The Honolulu Museum of Art Spalding House, formerly The Contemporary Museum, Honolulu, was integrated into the Honolulu Museum of Art under this name. It was the only museum in the state of Hawaii devoted exclusively to contemporary art. The Contemporary Museum had two venues: in residential Honolulu at the historic Spalding House, and downtown Honolulu at First Hawaiian Center. All venues continue to be open to the public.

==Collection==
Artists represented in the permanent collection included Vito Acconci, Josef Albers, Robert Arneson, Jennifer Bartlett, Robert Brady, John Buck, Christopher Bucklow, Deborah Butterfield, Enrique Martinez Celaya, Enrique Chagoya, Dale Chihuly, John Coplans, Joseph Cornell, Gregory Crewdson, Robert Cumming, Stephen De Staebler, Richard DeVore, Jim Dine, Herbert Ferber, Llyn Foulkes, Judy Fox, Sam Francis, David Gilhooly, David Hockney, Diane Itter, Ferne Jacobs, Bill Jacobson, Jasper Johns, Donald Judd, Ron Kent, William Kentridge, Sanit Khewhok, Edward Kienholz and Nancy Reddin Kienholz, Sol LeWitt, Ken Little, Tony Marsh, Junko Mori, Yasumasa Morimura, Robert Motherwell, Vik Muniz, Jay Musler, Ron Nagle, Otto and Gertrud Natzler, Louise Nevelson, Catherine Opie, Dennis Oppenheim, Otto Piene, Kenneth Price, Lucie Rie, Liza Ryan, Alison Saar, Lucas Samaras, Adrian Saxe, James Seawright, Joseph Seigenthaler, Andres Serrano, David Smith, Kiki Smith, Rudolf Staffel, Pat Steir, Frank Stella, Jason Teraoka, Masami Teraoka, Mark Tobey, Richard Tuttle, Peter Voulkos, Kara Walker, Andy Warhol, William Wegman, Tom Wesselmann, Beatrice Wood, Cindy Wright and Daisy Youngblood. With the merger of The Contemporary Museum, Honolulu and the Honolulu Museum of Art, this collection became the property of the Honolulu Museum of Art and is often on view at both Spalding House and at the main museum building on Thomas Square.

==History==
In addition to preserving art since 1940, the museum maintained the historic Spalding House and gardens. The Spalding House in Makiki Heights was built as a residence in 1925 by Anna Rice Cooke, widow of Charles Montague Cooke. At the same time, the Honolulu Museum of Art was being built on the site of her former home on Beretania Street in Honolulu. The Makiki Heights home was designed by Hart Wood and later enlarged by the firm of Bertram Goodhue and Associates. The Honolulu Academy of Arts acquired the estate as a bequest from Cooke's daughter, Alice Spalding, in 1968 and operated it as an annex for the display of Japanese prints from 1970 to 1978. A private developer in the late 1970s sold it to a subsidiary of The Honolulu Advertiser. In 1986, the Thurston Twigg-Smith family converted it to The Contemporary Museum. Following interior renovation and the construction of the Milton Cades Pavilion, the museum opened to the public in October 1988. In addition to galleries, the museum consisted of a shop, cafe, administrative offices, storage and work areas, and a director residence.

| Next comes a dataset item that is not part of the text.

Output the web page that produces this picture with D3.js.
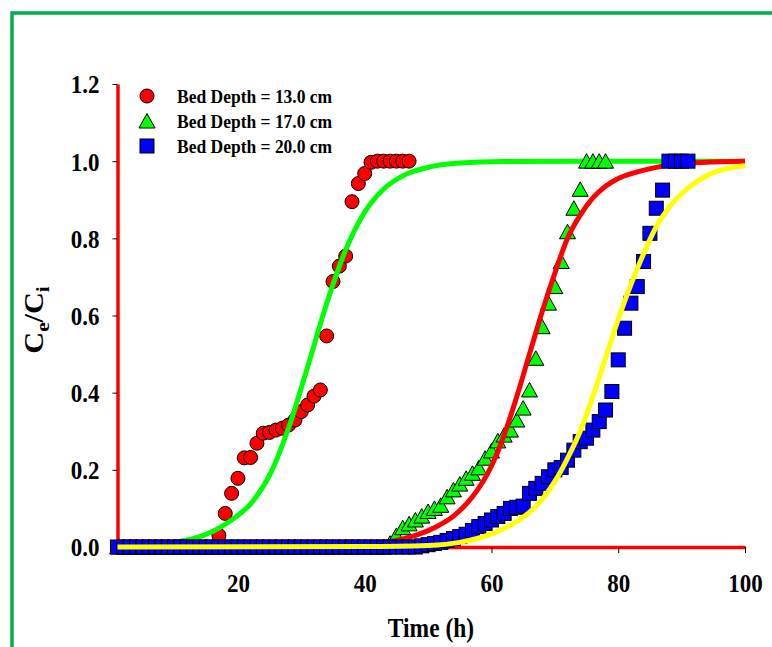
<!DOCTYPE html>
<html>
<head>
<meta charset="utf-8">
<script src="https://cdn.jsdelivr.net/npm/d3@7"></script>
<style>
  html, body { margin: 0; padding: 0; background: #fff; }
  svg { display: block; }
  text { font-family: "Liberation Serif", "Times New Roman", serif; font-weight: bold; fill: #000; }
</style>
</head>
<body>
<svg id="chart" width="772" height="647"></svg>
<script>
// hourly readings of Ce/Ci, first value at t = 1 h
const bed13 = [0, 0, 0, 0, 0, 0, 0, 0, 0, 0, 0, 0, 0, 0, 0, 0,
  0.03, 0.087, 0.139, 0.178, 0.231, 0.232, 0.269, 0.295, 0.297, 0.303, 0.308, 0.316,
  0.329, 0.351, 0.368, 0.391, 0.407, 0.547, 0.688, 0.728, 0.754, 0.895, 0.942, 0.968,
  0.997, 1.0, 1.0, 1.0, 1.0, 1.0, 1.0];

const bed17 = [0, 0, 0, 0, 0, 0, 0, 0, 0, 0, 0, 0, 0, 0, 0, 0, 0, 0, 0, 0,
  0, 0, 0, 0, 0, 0, 0, 0, 0, 0, 0, 0, 0, 0, 0, 0, 0, 0, 0, 0, 0, 0, 0,
  0.01, 0.03, 0.05, 0.06, 0.07, 0.08, 0.092, 0.1, 0.108, 0.13, 0.148, 0.163, 0.178,
  0.191, 0.205, 0.23, 0.249, 0.275, 0.29, 0.303, 0.329, 0.36, 0.407, 0.489, 0.571,
  0.632, 0.675, 0.74, 0.817, 0.878, 0.927, 1.0, 1.0, 1.0, 1.0];

const bed20 = [0, 0, 0, 0, 0, 0, 0, 0, 0, 0, 0, 0, 0, 0, 0, 0, 0, 0, 0, 0,
  0, 0, 0, 0, 0, 0, 0, 0, 0, 0, 0, 0, 0, 0, 0, 0, 0, 0, 0, 0, 0, 0, 0, 0, 0, 0, 0, 0,
  0.003, 0.006, 0.009, 0.012, 0.017, 0.022, 0.027, 0.033, 0.043, 0.053, 0.061, 0.07,
  0.079, 0.087, 0.1, 0.103, 0.106, 0.139, 0.152, 0.165, 0.182, 0.2, 0.206, 0.225,
  0.251, 0.273, 0.282, 0.303, 0.325, 0.355, 0.403, 0.485, 0.567, 0.632, 0.675, 0.74,
  0.813, 0.878, 0.925, 1.0, 1.0, 1.0, 1.0];

// fitted curves: [time, Ce/Ci]
const fit13 = [[1, 0.002], [6, 0.005], [10, 0.012], [13, 0.022], [16, 0.04], [19, 0.07],
  [22, 0.112], [25, 0.186], [28, 0.309], [31, 0.467], [34, 0.631], [37, 0.77],
  [40, 0.868], [43, 0.928], [46, 0.962], [50, 0.984], [55, 0.995], [62, 0.999],
  [75, 1.0], [100, 1.0]];

const fit17 = [[1, 0.0], [30, 0.001], [40, 0.006], [45, 0.017], [48, 0.03], [51, 0.05],
  [54, 0.08], [57, 0.13], [60, 0.21], [62, 0.29], [64, 0.39], [66, 0.5], [68, 0.61],
  [70, 0.71], [72, 0.8], [74, 0.86], [76, 0.905], [78, 0.935], [80, 0.955], [83, 0.972],
  [86, 0.984], [90, 0.993], [95, 0.998], [100, 1.0]];

const fit20 = [[1, 0.0], [40, 0.001], [50, 0.004], [55, 0.012], [60, 0.034], [64, 0.066],
  [67, 0.105], [70, 0.17], [72, 0.23], [74, 0.3], [76, 0.39], [78, 0.49], [80, 0.59],
  [82, 0.68], [84, 0.76], [86, 0.83], [88, 0.88], [91, 0.93], [94, 0.963], [97, 0.98],
  [100, 0.988]];

const xTicks = [20, 40, 60, 80, 100];
const yTicks = [0, 0.2, 0.4, 0.6, 0.8, 1.0, 1.2];
const legendLabels = ['Bed Depth = 13.0 cm', 'Bed Depth = 17.0 cm', 'Bed Depth = 20.0 cm'];

const svg = d3.select('#chart');
const stretchY = 'scale(1,1.12)';

// outer green frame
svg.append('rect')
  .attr('x', 12).attr('y', 13)
  .attr('width', 800).attr('height', 700)
  .attr('fill', 'none')
  .attr('stroke', '#00b050')
  .attr('stroke-width', 3.5);

const x = d3.scaleLinear().domain([1, 100]).range([117.5, 745]);
const y = d3.scaleLinear().domain([0, 1.2]).range([547, 84]);

// axes
const xAxis = svg.append('g')
  .attr('transform', `translate(0,${y(0)})`)
  .call(d3.axisBottom(x).tickValues(xTicks).tickSize(6).tickSizeOuter(0));

const yAxis = svg.append('g')
  .attr('transform', `translate(${x(1)},0)`)
  .call(d3.axisLeft(y).tickValues(yTicks).tickFormat(d3.format('.1f')).tickSize(5).tickSizeOuter(0).tickPadding(13));

[xAxis, yAxis].forEach(g => {
  g.select('.domain').attr('stroke', '#ff0000').attr('stroke-width', 3.5);
  g.selectAll('.tick line').attr('stroke', '#000').attr('stroke-width', 1);
  g.selectAll('.tick text')
    .style('font-family', '"Liberation Serif", serif')
    .style('font-weight', 'bold')
    .style('font-size', '23px')
    .attr('fill', '#000');
});

xAxis.selectAll('.tick text').attr('dy', null).attr('y', 40).attr('transform', stretchY);
yAxis.selectAll('.tick text').attr('dy', null).attr('y', 8).attr('transform', stretchY);

// axis titles
svg.append('text')
  .attr('transform', `translate(431,637) ${stretchY}`)
  .attr('text-anchor', 'middle')
  .style('font-size', '23.5px')
  .text('Time (h)');

const yTitle = svg.append('text')
  .attr('transform', `translate(43,320) ${stretchY} rotate(-90)`)
  .attr('text-anchor', 'middle')
  .style('font-size', '27px');
yTitle.append('tspan').text('C');
yTitle.append('tspan').attr('dy', 6).style('font-size', '19px').text('e');
yTitle.append('tspan').attr('dy', -6).text('/C');
yTitle.append('tspan').attr('dy', 6).style('font-size', '19px').text('i');

// symbol shapes
const trianglePath = 'M0,-7.5L8,7L-8,7Z';

function drawCircles(values) {
  svg.append('g').selectAll('circle')
    .data(values)
    .join('circle')
    .attr('cx', (d, i) => x(i + 1))
    .attr('cy', d => y(d))
    .attr('r', 7)
    .attr('fill', '#ff0000')
    .attr('stroke', '#000')
    .attr('stroke-width', 1);
}

function drawTriangles(values) {
  svg.append('g').selectAll('path')
    .data(values)
    .join('path')
    .attr('d', trianglePath)
    .attr('transform', (d, i) => `translate(${x(i + 1)},${y(d)})`)
    .attr('fill', '#00ff00')
    .attr('stroke', '#000')
    .attr('stroke-width', 1);
}

function drawSquares(values) {
  svg.append('g').selectAll('rect')
    .data(values)
    .join('rect')
    .attr('x', (d, i) => x(i + 1) - 7)
    .attr('y', d => y(d) - 7)
    .attr('width', 14)
    .attr('height', 14)
    .attr('fill', '#0000ff')
    .attr('stroke', '#000')
    .attr('stroke-width', 1);
}

const line = d3.line()
  .x(d => x(d[0]))
  .y(d => y(d[1]))
  .curve(d3.curveMonotoneX);

function drawFit(points, color) {
  svg.append('path')
    .datum(points)
    .attr('d', line)
    .attr('fill', 'none')
    .attr('stroke', color)
    .attr('stroke-width', 5);
}

// same stacking order as the original plot
drawCircles(bed13);
drawFit(fit13, '#00ff00');
drawTriangles(bed17);
drawFit(fit17, '#ff0000');
drawSquares(bed20);
drawFit(fit20, '#ffff00');

// legend
const legendRows = [96, 121, 146];
const legend = svg.append('g');
legend.append('circle')
  .attr('cx', 147).attr('cy', legendRows[0]).attr('r', 7)
  .attr('fill', '#ff0000').attr('stroke', '#000');
legend.append('path')
  .attr('d', trianglePath)
  .attr('transform', `translate(147,${legendRows[1]})`)
  .attr('fill', '#00ff00').attr('stroke', '#000');
legend.append('rect')
  .attr('x', 140).attr('y', legendRows[2] - 7).attr('width', 14).attr('height', 14)
  .attr('fill', '#0000ff').attr('stroke', '#000');

legend.selectAll('text')
  .data(legendLabels)
  .join('text')
  .attr('transform', (d, i) => `translate(177,${legendRows[i] + 7}) ${stretchY}`)
  .style('font-size', '17.5px')
  .text(d => d);
</script>
</body>
</html>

The gardens were originally landscaped between 1928 and 1941 by Reverend K. H. Inagaki, a Christian minister of Japanese ancestry. From 1979 to 1980, the gardens were resuscitated by Honolulu landscape architect James C. Hubbard. During the 1990s, Kahaluʻu-based landscape architect Leland Miyano brought the gardens to their current state. The grounds display sculpture by Satoru Abe, Charles Arnoldi, Deborah Butterfield, Jedd Garet, George Rickey, Toshiko Takaezu, DeWain Valentine and Arnold Zimmerman, and a wall painting by Paul Morrison.

Spalding House is located at 2411 Makiki Heights Drive, Honolulu, Hawaii, and is open to the public. coordinates .

==Honolulu Museum of Art at First Hawaiian Center==
A satellite facility of the former Contemporary Museum located in downtown Honolulu in the First Hawaiian Center, the corporate headquarters of First Hawaiian Bank, opened in 1996. The exhibits focus on Hawaiian art and are underwritten by First Hawaiian Bank. The gallery is now curated by the Honolulu Museum of Art staff as the result of the merger of the Honolulu Academy of Arts and the Contemporary Museum of Honolulu.

==Merger with the Honolulu Museum of Art==
On May 2, 2011, The Contemporary Museum, Honolulu ceased to exist as an independent entity. The galleries and grounds continue to be open to the public with the staff of the former Contemporary Museum joining the staff of the Honolulu Museum of Art. The director of the Contemporary Museum became deputy director of the Honolulu Museum of Art, and the curatorial staff became a new Department of Contemporary Art at the larger museum. The Contemporary Museum's collection of more than 3,000 works of art, endowments, and other assets were transferred to the Honolulu Museum of Art. The transferred artworks now have accession numbers beginning with "TCM". The Makiki Heights building, which has about 5,000 square feet of gallery space, reassumed its former name, "Spalding House".